I know the TUC already has policy supporting it. But the item on equal marriage in the general council report simply notes that David Cameron's announcement last October of a plan for equal marriage rights to same-sex couples by 2015 would "not actually bring equal treatment" as his proposals would "deny civil partnership to opposite-sex couples and ceremonies on willing religious premises to same-sex couples."
Will Cameron deliver even a second rate version of equal marriage by 2015?
I'd not trust a Tory as far as the end of this sentence.
The TUC and other equalities campaigners will need to apply a good deal more pressure if Westminster is to catch up with Holyrood in delivering on equal marriage.
On the Congress fringe, my disappointment at missing the Cuba Solidarity Campaign's Havana Club Rum Reception at the TUC in Brighton yesterday evening is tempered by the knowledge that the star guest Dr Aleida Guevara - daughter of Che - will be heading north on a series of visits culminating in a vigil at the Scottish Parliament on Thursday lunchtime and a public meeting at the STUC Centre in Glasgow on Friday night.
I'd like to meet her of course, but in the meantime there's a decent interview in Saturday's Guardian - "Why Che's daughter fights to preserve his image as idealistic revolutionary" by Tracy McVeigh, which is linked from www.cuba-solidarity.org.uk, the Cuba Solidarity Campaign website.
Aleida and the Guevara family have been trying to tackle inappropriate use of the iconic 1960 Alberto Korda photo of Che, including getting it removed from vodka branding on the grounds that Che was a teetotaller.
I am sure neither father nor daughter would mind if we toast them with revolutionary Havana Club rum on their visit.
The other fringe meeting I'd be heading for tonight is at 6pm in Brighthelm Community Centre on the People's Charter and building for the TUC's Future that Works demo on October 20.
The chairman is the brilliant John Hendy QC and Len McCluskey and Bob Crow are on the bill, so fireworks are guaranteed.
Rest assured, southern comrades, that Scotland is mobilising around these also.
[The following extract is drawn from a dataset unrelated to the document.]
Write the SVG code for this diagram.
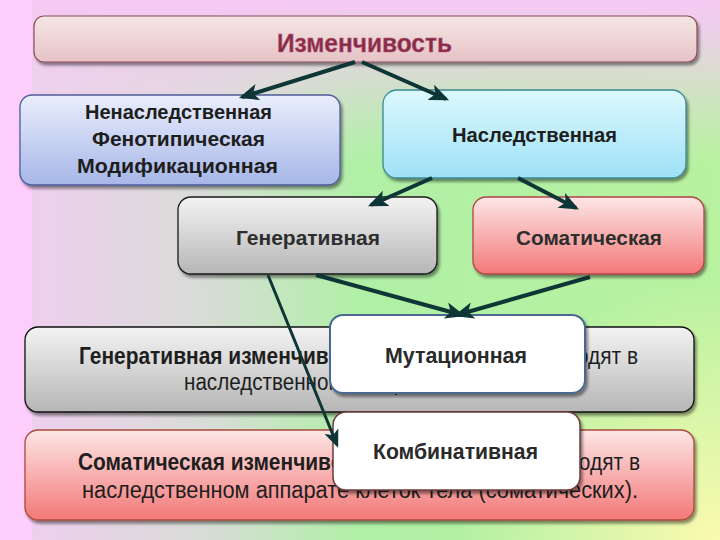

The People's Charter is launching a new Scottish e-petition next week - see peoplescharterscotland.org for details.
And check out www.stuc.org.uk/20-oct for details of our STUC October 20 demo in Glasgow for A Future That Works. Workers of all lands, unite!
I was glad to see an early forthright Scottish intervention at Brighton - from my Unison colleague Gordon McKay.
"Beecroft and Burley can bugger off," he said, seconding Unite general secretary Len McCluskey on the employment rights composite.
I'm sure McKay's admonition to venture capitalist Adrian Beecroft and right-wing Tory MP Aidan Burley, the government attack dogs on workers' rights, was key to securing unanimous support for fairer industrial action laws, the repeal of current anti-union legislation and "a new approach to trade union and employment rights in the UK, based on ILO and European standards."
It's the bit about securing a "full commitment to this programme from a future Labour government" that's let us down before.
I hope Ed Balls - who's due to speak to Congress today - and Ed Miliband are listening.
Remember Eds, Gordon knows where you live.